For a class project I put together a test set of 50 images: 25 AI-generated across different models and styles, 25 human-created across photography, illustration, and digital art. I ran all 50 through five different AI art detectors and recorded the results. Here’s what the data showed.
Overall accuracy across all five tools: ranged from 61% to 79% correct classification. That’s meaningfully better than chance but not reliable enough to use as a binary classifier. The best-performing tool was wrong 21% of the time.
Agreement between tools: the five tools agreed on 58% of the images. For the remaining 42%, at least one tool diverged from the majority classification. On some images, tools were evenly split.

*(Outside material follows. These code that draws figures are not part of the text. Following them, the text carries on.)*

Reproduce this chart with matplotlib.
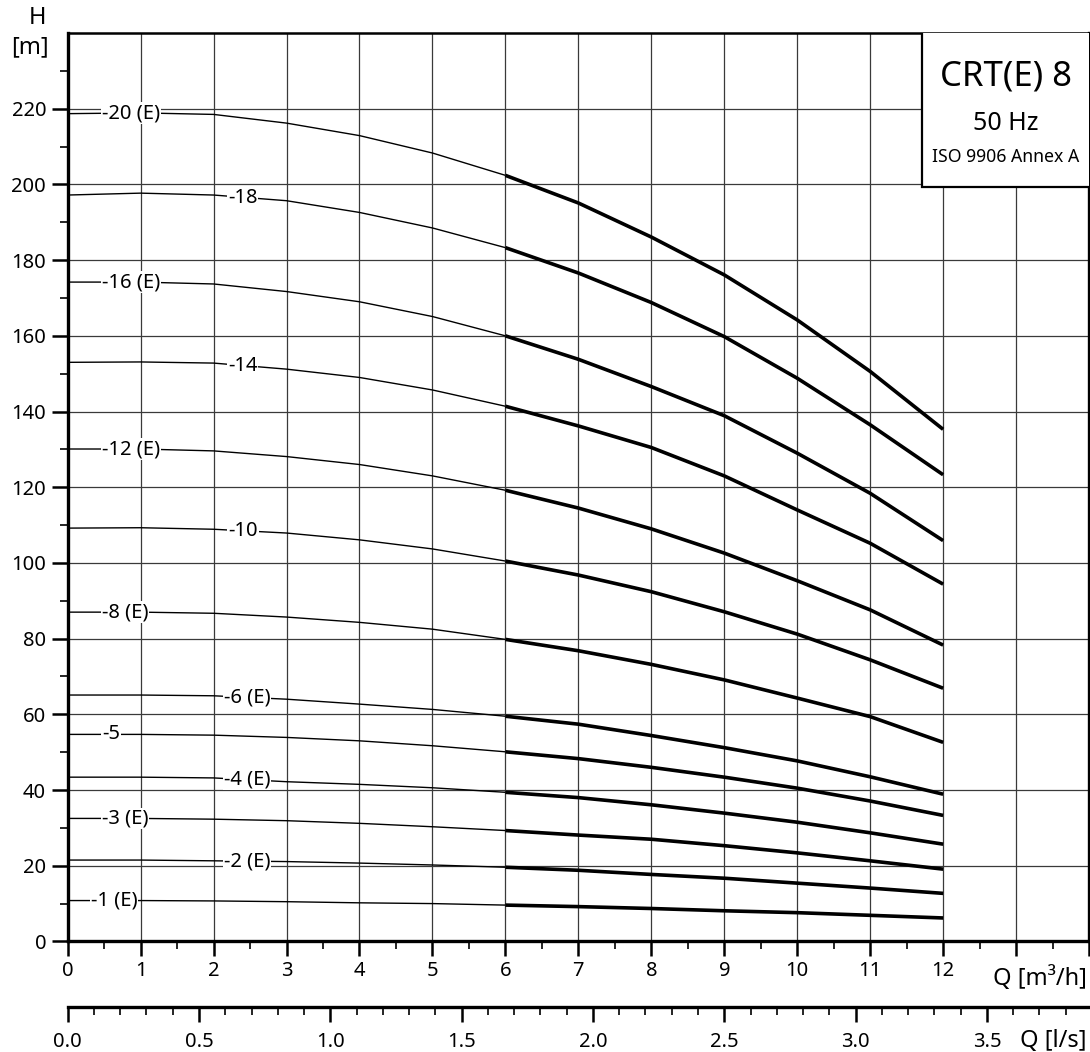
import numpy as np
import matplotlib
matplotlib.use("Agg")
import matplotlib.pyplot as plt
from matplotlib.patches import Rectangle

plt.rcParams["font.family"] = ["Noto Sans", "DejaVu Sans"]

# flow rate points [m3/h]
q = [0, 1, 2, 3, 4, 5, 6, 7, 8, 9, 10, 11, 12]

# head [m] per pump variant
curve_names = ["-20 (E)", "-18", "-16 (E)", "-14", "-12 (E)", "-10", "-8 (E)",
               "-6 (E)", "-5", "-4 (E)", "-3 (E)", "-2 (E)", "-1 (E)"]
h_20 = [218.7, 218.9, 218.5, 216.2, 212.9, 208.3, 202.4, 195.1, 186.1, 176.1, 164.2, 150.6, 135.3]
h_18 = [197.2, 197.7, 197.2, 195.7, 192.6, 188.5, 183.3, 176.6, 168.8, 159.8, 148.8, 136.5, 123.3]
h_16 = [174.2, 174.2, 173.7, 171.7, 169.0, 165.1, 160.0, 153.8, 146.6, 138.9, 129.0, 118.4, 105.9]
h_14 = [153.0, 153.1, 152.8, 151.2, 149.0, 145.7, 141.4, 136.2, 130.5, 123.0, 114.0, 105.2, 94.4]
h_12 = [130.1, 130.1, 129.6, 128.1, 126.0, 123.0, 119.2, 114.5, 109.0, 102.6, 95.3, 87.6, 78.3]
h_10 = [109.2, 109.3, 108.9, 107.9, 106.1, 103.7, 100.5, 96.8, 92.4, 87.1, 81.2, 74.4, 66.9]
h_8 = [87.0, 87.0, 86.7, 85.7, 84.3, 82.5, 79.8, 76.8, 73.2, 69.1, 64.3, 59.4, 52.6]
h_6 = [65.1, 65.1, 64.9, 64.0, 62.7, 61.3, 59.5, 57.4, 54.4, 51.2, 47.7, 43.5, 38.9]
h_5 = [54.7, 54.7, 54.5, 53.9, 53.0, 51.7, 50.1, 48.3, 46.0, 43.4, 40.5, 37.1, 33.3]
h_4 = [43.4, 43.4, 43.2, 42.2, 41.5, 40.6, 39.4, 38.0, 36.1, 33.9, 31.5, 28.7, 25.7]
h_3 = [32.5, 32.5, 32.3, 31.9, 31.2, 30.3, 29.3, 28.1, 27.0, 25.3, 23.4, 21.3, 19.1]
h_2 = [21.5, 21.5, 21.3, 21.1, 20.7, 20.2, 19.6, 18.8, 17.7, 16.7, 15.4, 14.1, 12.7]
h_1 = [10.8, 10.8, 10.7, 10.5, 10.2, 10.0, 9.6, 9.2, 8.7, 8.1, 7.6, 6.9, 6.2]
heads = [h_20, h_18, h_16, h_14, h_12, h_10, h_8, h_6, h_5, h_4, h_3, h_2, h_1]

# where each label starts along the curve (left column / middle column)
label_x = [0.47, 2.2, 0.47, 2.2, 0.47, 2.2, 0.47, 2.14, 0.47, 2.14, 0.47, 2.14, 0.32]

fig = plt.figure(figsize=(10.9, 10.52), dpi=100)
ax = fig.add_axes([0.0621, 0.1051, 0.937, 0.8635])

for name, h, lx in zip(curve_names, heads, label_x):
    ax.plot(q[:7], h[:7], color="black", lw=1.0, zorder=3, solid_capstyle="butt")
    ax.plot(q[6:], h[6:], color="black", lw=2.6, zorder=3, solid_capstyle="butt")
    ly = np.interp(lx + 0.3, q, h)
    ax.text(lx, ly, name, ha="left", va="center", fontsize=14.5, zorder=4,
            bbox=dict(facecolor="white", edgecolor="none", pad=0.6))

ax.set_xlim(0, 14)
ax.set_ylim(0, 240)

ax.set_xticks(np.arange(0, 15, 1))
ax.set_xticklabels([str(i) for i in range(13)] + ["", ""])
ax.set_xticks(np.arange(0.5, 14, 1), minor=True)
ax.set_yticks(np.arange(0, 240, 20))
ax.set_yticks(np.arange(10, 240, 20), minor=True)

ax.tick_params(axis="x", which="major", length=11, width=1.8, pad=3, labelsize=14.5)
ax.tick_params(axis="x", which="minor", length=6, width=1.2)
ax.tick_params(axis="y", which="major", length=11.5, width=1.8, pad=4, labelsize=14.5)
ax.tick_params(axis="y", which="minor", length=6, width=1.2)

ax.set_axisbelow(True)
ax.grid(which="major", color="#3a3a3a", lw=0.9)
for s in ax.spines.values():
    s.set_linewidth(2.4)
ax.spines["top"].set_linewidth(1.8)

# l/s scale below
sec = ax.secondary_xaxis(-0.0722, functions=(lambda x: x / 3.6, lambda x: x * 3.6))
sec.set_xticks(np.arange(0, 3.51, 0.5))
sec.set_xticklabels([f"{v:.1f}" for v in np.arange(0, 3.51, 0.5)])
sec.set_xticks(np.arange(0, 3.85, 0.1), minor=True)
sec.spines["bottom"].set_linewidth(2.4)
sec.tick_params(which="major", length=11, width=1.8, pad=7, labelsize=14.5)
sec.tick_params(which="minor", length=6, width=1.2)

# title box
ax.add_patch(Rectangle((0.8364, 0.83), 0.2, 0.2, transform=ax.transAxes,
                       facecolor="white", edgecolor="black", lw=1.6, zorder=5, clip_on=True))
ax.text(12.86, 228.5, "CRT(E) 8", ha="center", va="center", fontsize=25, zorder=6)
ax.text(12.86, 216.0, "50 Hz", ha="center", va="center", fontsize=18, zorder=6)
ax.text(12.86, 207.3, "ISO 9906 Annex A", ha="center", va="center", fontsize=12.7, zorder=6)

fig.text(0.034, 0.983, "H", ha="center", va="center", fontsize=17)
fig.text(0.0275, 0.955, "[m]", ha="center", va="center", fontsize=17)
fig.text(0.997, 0.0703, "Q [m³/h]", ha="right", va="center", fontsize=17)
fig.text(0.997, 0.0105, "Q [l/s]", ha="right", va="center", fontsize=17)

fig.savefig("out.png", dpi=100)
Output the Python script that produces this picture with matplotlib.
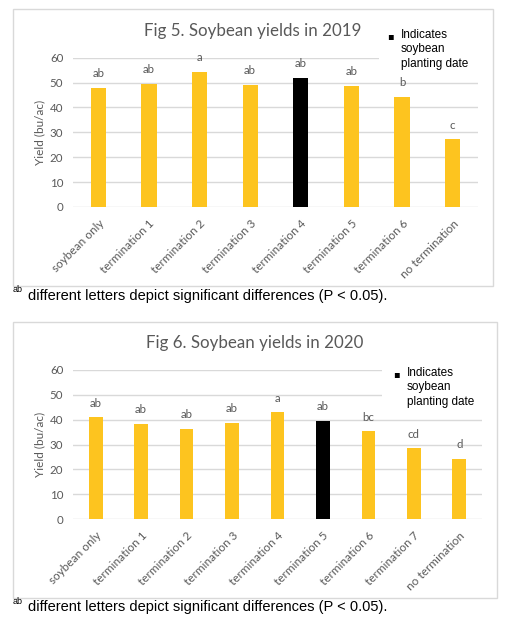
import matplotlib
matplotlib.use("Agg")
import matplotlib.pyplot as plt
from matplotlib.patches import Rectangle
from matplotlib.transforms import ScaledTranslation

# ---- data ----
cats_2019 = ["soybean only", "termination 1", "termination 2", "termination 3",
             "termination 4", "termination 5", "termination 6", "no termination"]
yield_2019 = [48.0, 49.6, 54.4, 49.1, 51.9, 48.7, 44.3, 27.3]
letters_2019 = ["ab", "ab", "a", "ab", "ab", "ab", "b", "c"]
planting_2019 = "termination 4"

cats_2020 = ["soybean only", "termination 1", "termination 2", "termination 3",
             "termination 4", "termination 5", "termination 6", "termination 7",
             "no termination"]
yield_2020 = [41.1, 38.3, 36.3, 38.7, 43.1, 39.5, 35.4, 28.6, 24.2]
letters_2020 = ["ab", "ab", "ab", "ab", "a", "ab", "bc", "cd", "d"]
planting_2020 = "termination 5"

yticks = [0, 10, 20, 30, 40, 50, 60]

W, H = 515, 621
GOLD = "#FDC41F"
GRAY_TXT = "#595959"
GRID = "#D9D9D9"
LBL_FONT = "Lato"

fig = plt.figure(figsize=(W / 100, H / 100), dpi=100)
fig.patch.set_facecolor("white")


def fx(x):
    return x / W


def fy(y):
    return 1 - y / H


def panel(box, ax_px, cats, vals, letters, plant, title, title_xy, leg_xy, cover, foot_y):
    bx0, by0, bx1, by1 = box
    fig.patches.append(Rectangle((fx(bx0), fy(by1)), fx(bx1) - fx(bx0), fy(by0) - fy(by1),
                                 transform=fig.transFigure, facecolor="white",
                                 edgecolor=GRID, linewidth=1.0, zorder=-1))
    x0, y0, x1, y1 = ax_px
    ax = fig.add_axes([fx(x0), fy(y1), fx(x1) - fx(x0), fy(y0) - fy(y1)])
    ax.set_facecolor("none")
    n = len(cats)
    xs = list(range(n))
    colors = ["black" if c == plant else GOLD for c in cats]
    ax.bar(xs, vals, width=0.3, color=colors, zorder=2)
    for xi, v, t in zip(xs, vals, letters):
        ax.annotate(t, (xi, v), xytext=(0, 7.5), textcoords="offset points",
                    ha="center", va="baseline", fontsize=8.3, color=GRAY_TXT,
                    family=LBL_FONT, zorder=3)
    ax.set_xlim(-0.5, n - 0.5)
    ax.set_ylim(0, 60)
    ax.set_yticks(yticks)
    ax.set_yticklabels([str(t) for t in yticks], fontsize=8.3, color=GRAY_TXT, family=LBL_FONT)
    ax.set_xticks(xs)
    ax.set_xticklabels(cats, rotation=45, ha="right", va="top", rotation_mode="anchor",
                       fontsize=8.5, color=GRAY_TXT, family=LBL_FONT)
    off = ScaledTranslation(3 / 100, 1 / 100, fig.dpi_scale_trans)
    for lab in ax.get_xticklabels():
        lab.set_transform(lab.get_transform() + off)
    ax.tick_params(axis="both", length=0)
    ax.tick_params(axis="y", pad=7)
    ax.tick_params(axis="x", pad=8)
    ax.yaxis.grid(True, color=GRID, linewidth=1.0, zorder=0.5)
    ax.set_axisbelow(True)
    for s in ["top", "right", "left", "bottom"]:
        ax.spines[s].set_visible(False)
    ax.set_ylabel("Yield (bu/ac)", fontsize=8.5, color=GRAY_TXT, family=LBL_FONT, labelpad=3)
    # white cover behind legend text
    cx0, cy0 = cover
    ax.add_patch(Rectangle((cx0, cy0), 1.02 - cx0, 1.1 - cy0, transform=ax.transAxes,
                           facecolor="white", edgecolor="none", clip_on=False, zorder=1))
    fig.text(fx(title_xy[0]), fy(title_xy[1]), title, ha="center", va="center",
             fontsize=12.2, color=GRAY_TXT, family=LBL_FONT)
    lx, ly = leg_xy
    fig.text(fx(lx), fy(ly), "\u25aa", ha="center", va="center", fontsize=7,
             color="black", family="DejaVu Sans")
    fig.text(fx(lx + 11), fy(ly - 7), "Indicates\nsoybean\nplanting date", ha="left",
             va="top", fontsize=8.5, color="black", family="Liberation Sans", linespacing=1.25)
    # footnote
    fig.text(fx(13), fy(foot_y - 8), "ab", ha="left", va="baseline", fontsize=6.5,
             color="black", family="Liberation Sans")
    fig.text(fx(27.5), fy(foot_y), "different letters depict significant differences (P < 0.05).",
             ha="left", va="baseline", fontsize=10.5, color="black", family="Liberation Sans")
    return ax


panel((13, 9, 493, 286), (73, 57.7, 478, 207), cats_2019, yield_2019, letters_2019,
      planting_2019, "Fig 5. Soybean yields in 2019", (253, 31), (390, 36), (0.756, 0.9), 300.5)
panel((13, 321.7, 497, 598), (73, 370, 482, 519), cats_2020, yield_2020, letters_2020,
      planting_2020, "Fig 6. Soybean yields in 2020", (255, 343), (396, 374), (0.755, 0.765), 611.5)

fig.savefig("out.png", dpi=100, facecolor="white")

Style effects: all tools performed substantially better on photorealistic AI images than on stylized or illustrative content. For the photography subset, average accuracy was around 82%. For stylized digital art, it dropped to 67%. Human-created digital art in styles that overlap with common AI aesthetics was the hardest category for every tool.
False positive rate: 18% of human-created images were flagged as AI by at least one tool. 11% were flagged by a majority of tools. For images in styles that AI generators commonly produce, that rate went up significantly.
My takeaway: these tools are useful for generating hypotheses, not conclusions. A classification from any single tool should be treated as ‘worth looking at more carefully’ not ‘confirmed AI.’ Using them to make consequential decisions about authorship requires understanding that the error rates are high enough to matter.
Happy to share the full methodology if anyone wants to replicate.